If your friends are there, you do arts and crafts projects, there are snacks (proceeds going to help find a cure for cancer, of course) and you get a cool new t-shirt to take home, that’s called a birthday party not a day of service. (And don’t get me started on the birthday invitation that says, “Instead of gifts, Reilly would like his friends to bring blankets for the homeless.” Because I’m actually quite sure Reilly would like the new Lego Star Wars Droid Battleship.)
Like the man in his day, Martin Luther King, Jr. Day was met with opposition, hatred and bigotry. The Day was voted an official U.S. holiday in 1983 – the first of its kind to honor a private citizen. Right there, something to talk to kids about. It wasn’t actually celebrated until 1986, and even into the 1990s some states still weren’t giving the day its due. The Super Bowl was moved from Arizona to California in 1990 because The Grand Canyon State was acting less than grand.

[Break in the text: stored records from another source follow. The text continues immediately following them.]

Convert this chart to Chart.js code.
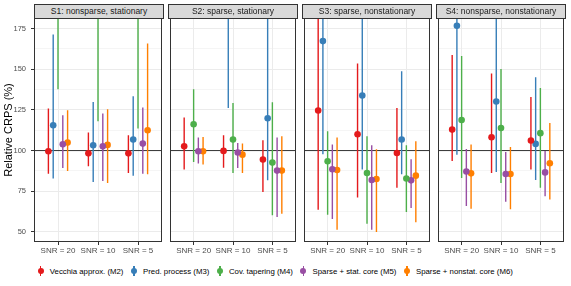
<!DOCTYPE html>
<html>
<head>
<meta charset="utf-8">
<script src="https://cdn.jsdelivr.net/npm/chart.js@4.4.0/dist/chart.umd.min.js"></script>
<style>
body { margin: 0; background: #fff; font-family: "Liberation Sans", Arial, sans-serif; }
#wrap { position: relative; width: 571px; height: 286px; overflow: hidden; }
canvas { position: absolute; top: 0; }
.strip { position: absolute; top: 4px; height: 15px; box-sizing: border-box; border: 1px solid #333;
  background: #d9d9d9; color: #1a1a1a; font-size: 8.5px; line-height: 13px; text-align: center; white-space: nowrap; }
#legend { position: absolute; top: 265px; left: 35px; display: flex; align-items: center; font-size: 7.8px; color: #000; }
.item { display: flex; align-items: center; margin-right: 4.8px; }
.key { position: relative; width: 11px; height: 12px; margin-right: 3.8px; }
.key .ln { position: absolute; left: 5px; top: 1px; width: 1.4px; height: 10px; }
.key .pt { position: absolute; left: 2.7px; top: 3px; width: 6px; height: 6px; border-radius: 50%; }
</style>
</head>
<body>
<div id="wrap">
  <canvas id="c0" width="166" height="258" style="left:0px"></canvas>
  <canvas id="c1" width="134" height="258" style="left:166px"></canvas>
  <canvas id="c2" width="134" height="258" style="left:300px"></canvas>
  <canvas id="c3" width="134" height="258" style="left:434px"></canvas>
  <div id="strips"></div>
  <div id="legend"></div>
</div>
<script>
// facets and x categories
const scenarios = ["S1: nonsparse, stationary", "S2: sparse, stationary", "S3: sparse, nonstationary", "S4: nonsparse, nonstationary"];
const snrLabels = ["SNR = 20", "SNR = 10", "SNR = 5"];
const yTickLabels = [50, 75, 100, 125, 150, 175];

// values per method, order: S1 (20,10,5), S2 (20,10,5), S3 (...), S4 (...)
// estimates above ~181 fall outside the visible window
const m2Est = [99.6, 98.3, 98.3, 102.6, 99.8, 94.5, 124.6, 110.0, 98.5, 112.9, 108.2, 106.2];
const m2Lo  = [85.8, 90.3, 86.2, 88.3, 89.5, 74.5, 63.7, 71.1, 77.2, 93.6, 86.2, 88.3];
const m2Hi  = [125.9, 111.1, 109.4, 120.3, 109.4, 106.3, 205, 153.6, 126.2, 158.7, 147.4, 133.0];

const m3Est = [115.6, 103.3, 106.8, 215, 195, 119.9, 167.3, 133.9, 106.8, 176.7, 130.2, 104.1];
const m3Lo  = [82.8, 80.7, 84.6, 188, 126.2, 81.7, 97.7, 88.3, 85.4, 97.5, 86.8, 81.9];
const m3Hi  = [171.4, 129.9, 133.4, 260, 250, 220, 230, 220, 148.8, 230, 210, 145.1];

const m4Est = [195, 190, 192, 116.2, 106.8, 92.6, 93.4, 86.2, 82.8, 118.8, 113.9, 110.7];
const m4Lo  = [137.7, 118.0, 113.5, 93.0, 86.2, 60.2, 60.6, 55.0, 62.2, 83.1, 80.0, 77.2];
const m4Hi  = [260, 260, 260, 137.7, 129.3, 129.7, 111.9, 108.8, 103.3, 158.1, 150.1, 138.4];

const m5Est = [103.9, 102.6, 104.3, 99.6, 98.8, 87.7, 88.5, 81.9, 81.7, 87.1, 85.6, 86.6];
const m5Lo  = [89.3, 81.3, 85.8, 92.0, 89.3, 59.1, 57.9, 51.4, 64.7, 65.9, 68.6, 72.0];
const m5Hi  = [121.7, 122.8, 126.5, 108.0, 104.7, 108.0, 103.7, 103.3, 94.6, 101.0, 99.1, 99.8];

const m6Est = [104.9, 103.5, 112.5, 99.6, 97.5, 87.7, 88.1, 82.5, 84.6, 86.0, 85.6, 92.2];
const m6Lo  = [87.5, 80.0, 85.4, 91.4, 86.2, 61.2, 51.4, 49.9, 56.0, 64.3, 64.0, 70.0];
const m6Hi  = [124.8, 125.4, 165.9, 108.4, 104.3, 108.8, 108.0, 100.8, 105.7, 103.7, 102.2, 117.0];

const methodNames = ["Vecchia approx. (M2)", "Pred. process (M3)", "Cov. tapering (M4)", "Sparse + stat. core (M5)", "Sparse + nonstat. core (M6)"];
const colors = ["#E41A1C", "#377EB8", "#4DAF4A", "#984EA3", "#FF7F00"];
const ests = [m2Est, m3Est, m4Est, m5Est, m6Est];
const lows = [m2Lo, m3Lo, m4Lo, m5Lo, m6Lo];
const highs = [m2Hi, m3Hi, m4Hi, m5Hi, m6Hi];

const refLine = 100;
const yMin = 43.8, yMax = 181.5;
const dodge = 0.6 / 5;
const plotLefts = [34, 168, 302, 436];
const plotW = 130;

Chart.defaults.font.family = '"Liberation Sans", Arial, sans-serif';

// minor grid at the midpoints
const gridVals = [];
yTickLabels.forEach((v, i) => {
    gridVals.push(v);
    if (i < yTickLabels.length - 1) gridVals.push((v + yTickLabels[i + 1]) / 2);
});
const isMajor = v => yTickLabels.includes(v);

const borderPlugin = {
    id: 'panelBorder',
    afterDatasetsDraw(chart) {
        const a = chart.chartArea, ctx = chart.ctx;
        ctx.save();
        ctx.strokeStyle = '#333';
        ctx.lineWidth = 1;
        ctx.strokeRect(a.left + 0.5, a.top + 0.5, a.right - a.left - 1, a.bottom - a.top - 1);
        ctx.restore();
    }
};

function buildPanel(p) {
    const datasets = [];
    datasets.push({
        type: 'line', data: [{x: 0.4, y: refLine}, {x: 3.6, y: refLine}],
        borderColor: '#333', borderWidth: 1, pointRadius: 0, order: 3, clip: 0
    });
    colors.forEach((col, m) => {
        const off = (m - 2) * dodge;
        const bars = [], pts = [];
        for (let k = 0; k < 3; k++) {
            const i = p * 3 + k;
            bars.push({x: k + 1 + off, y: lows[m][i]}, {x: k + 1 + off, y: highs[m][i]}, {x: k + 1 + off, y: null});
            pts.push({x: k + 1 + off, y: ests[m][i]});
        }
        datasets.push({
            type: 'line', data: bars, borderColor: col, borderWidth: 1.4,
            pointRadius: 0, spanGaps: false, order: 2, clip: 0
        });
        datasets.push({
            type: 'scatter', data: pts, backgroundColor: col, borderWidth: 0,
            pointRadius: 3.3, order: 1, clip: 0
        });
    });

    const first = p === 0;
    new Chart(document.getElementById('c' + p), {
        type: 'scatter',
        data: { datasets },
        options: {
            responsive: false, animation: false, events: [],
            layout: { padding: { left: first ? 0 : 2, right: 2, top: 18, bottom: 0 } },
            plugins: { legend: { display: false }, tooltip: { enabled: false } },
            scales: {
                x: {
                    type: 'linear', min: 0.4, max: 3.6,
                    afterBuildTicks: s => { s.ticks = snrLabels.map((l, k) => ({ value: k + 1 })); },
                    afterFit: s => { s.height = 16; },
                    ticks: {
                        autoSkip: false, maxRotation: 0, padding: 1,
                        callback: v => snrLabels[Math.round(v) - 1] || '',
                        font: { size: 8 }, color: '#4d4d4d'
                    },
                    grid: { color: '#ebebeb', lineWidth: 1, tickLength: 3, tickColor: '#333', tickWidth: 1 },
                    border: { display: false }
                },
                y: {
                    min: yMin, max: yMax,
                    afterBuildTicks: s => { s.ticks = gridVals.map(v => ({ value: v })); },
                    afterFit: s => { s.width = first ? 34 : 0; },
                    ticks: {
                        display: first, autoSkip: false, padding: 5,
                        callback: v => isMajor(v) ? String(v) : '',
                        font: { size: 7.5 }, color: '#4d4d4d'
                    },
                    grid: {
                        color: '#ebebeb',
                        lineWidth: c => (c.tick && isMajor(c.tick.value)) ? 1 : 0.5,
                        drawTicks: first, tickLength: 3, tickWidth: 1,
                        tickColor: c => (c.tick && isMajor(c.tick.value)) ? '#333' : 'rgba(0,0,0,0)'
                    },
                    border: { display: false },
                    title: {
                        display: first, text: 'Relative CRPS (%)', color: '#000',
                        font: { size: 11 }, padding: { top: 2, bottom: 0 }
                    }
                }
            }
        },
        plugins: [borderPlugin]
    });
}

scenarios.forEach((s, p) => {
    buildPanel(p);
    const d = document.createElement('div');
    d.className = 'strip';
    d.style.left = plotLefts[p] + 'px';
    d.style.width = plotW + 'px';
    d.textContent = s;
    document.getElementById('strips').appendChild(d);
});

const legend = document.getElementById('legend');
methodNames.forEach((n, m) => {
    legend.innerHTML += `<div class="item"><div class="key"><div class="ln" style="background:${colors[m]}"></div>
        <div class="pt" style="background:${colors[m]}"></div></div><span>${n}</span></div>`;
});
</script>
</body>
</html>
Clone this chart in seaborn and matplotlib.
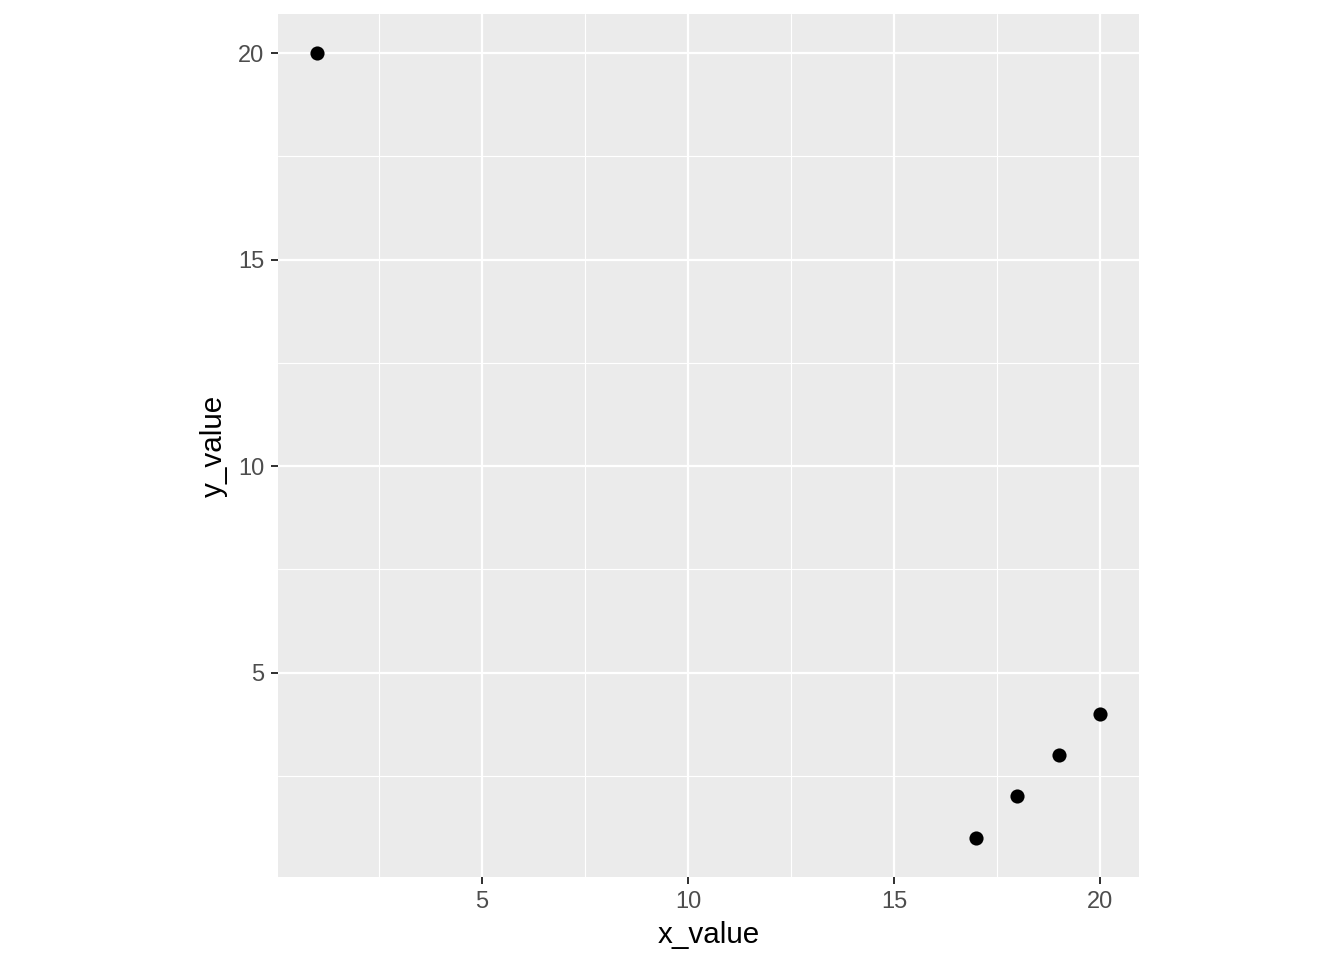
import matplotlib
matplotlib.use("Agg")
import matplotlib.pyplot as plt
import seaborn as sns
import pandas as pd
from matplotlib.ticker import MultipleLocator

# donnees
x_value = [1, 17, 18, 19, 20]
y_value = [20, 1, 2, 3, 4]
df = pd.DataFrame({"x_value": x_value, "y_value": y_value})

sns.set_theme(style="darkgrid", rc={
    "axes.facecolor": "#EBEBEB",
    "grid.color": "white",
})
plt.rcParams['font.family'] = ['Liberation Sans', 'DejaVu Sans']

fig = plt.figure(figsize=(1344 / 144, 960 / 144), dpi=144)
ax = fig.add_axes([278 / 1344, 1 - 877 / 960, 861 / 1344, 863 / 960])

sns.scatterplot(data=df, x="x_value", y="y_value", color="black", s=50,
                linewidth=0, ax=ax)

# etendue a la ggplot (5 %)
span_x = max(x_value) - min(x_value)
span_y = max(y_value) - min(y_value)
ax.set_xlim(min(x_value) - 0.05 * span_x, max(x_value) + 0.05 * span_x)
ax.set_ylim(min(y_value) - 0.05 * span_y, max(y_value) + 0.05 * span_y)

ax.xaxis.set_major_locator(MultipleLocator(5))
ax.yaxis.set_major_locator(MultipleLocator(5))
ax.xaxis.set_minor_locator(MultipleLocator(2.5))
ax.yaxis.set_minor_locator(MultipleLocator(2.5))
ax.grid(which="major", color="white", linewidth=1.1)
ax.grid(which="minor", color="white", linewidth=0.55)
ax.set_axisbelow(True)

for s in ax.spines.values():
    s.set_visible(False)

ax.tick_params(which="major", length=3.5, width=1.0, color="#333333",
               labelsize=11.8, labelcolor="#4D4D4D", pad=3.5,
               bottom=True, left=True)
ax.tick_params(which="minor", length=0)

ax.set_xlabel("x_value", fontsize=14.8, color="black", labelpad=4)
ax.set_ylabel("y_value", fontsize=14.8, color="black", labelpad=5)

fig.savefig("out.png", dpi=144, facecolor="white")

In Virginia, the holiday used to be a three-fer – celebrating great generals of the Confederacy and civil rights – they called it Lee-Jackson-King Day. Nice. While employees of the state of South Carolina, up until 2000, could choose to observe either MLK Day or one of three confederate holidays. (Unless of course you are the governor and you are going to visit your Argentinian mistress, then you’re probably going to need all three of those.)
Perhaps I am hyper-aware of the issue because Philadelphia is where MLK Day was transformed into a Day of Service, and it is still the largest of its kind in the nation. Could it be that being surrounded by 70,000 volunteers in matching MLK service day t-shirts has contributed to my guilt?
Speaking of which, is it any mystery why Target and other corporations spent upwards of $100,000 to get their logos on 70,000 backs for the day by “donating” the shirts? Mind you, when trying to research the store’s role in the Day of Service, I continued to be given “Target store hours for MLK Day.” And trust me when I tell you, I’ve nothing against Target.
But I do have something against teaching my children charity that is more about the “chairing” or service that is too disconnected from the “served.” Many of the savviest (and self-servingly so) causes out there are teaching consumers “embedded philanthropy” – like the RED campaign, or Buy One-Give One efforts that make a corporate donation when you buy the product. So yes, teens can get that new iPod andfight AIDS in Africa at the same time.
Similarly, most of the MLK Day service projects for children seem to be teaching embedded service. I am still on the lookout for projects that will show my kids that socializing can be a by-product of service, rather than service as a feel good by-product of socializing. Teach my kid about MLK the man before we move on to solving world hunger one hand-painted ceramic bowl at a time in a “simulated soup kitchen environment for kids in grades pre-K through 12” (I am not making that up).
Besides, all I really wanted to do on Monday was clean out my basement. And, somehow, I felt guilty about that.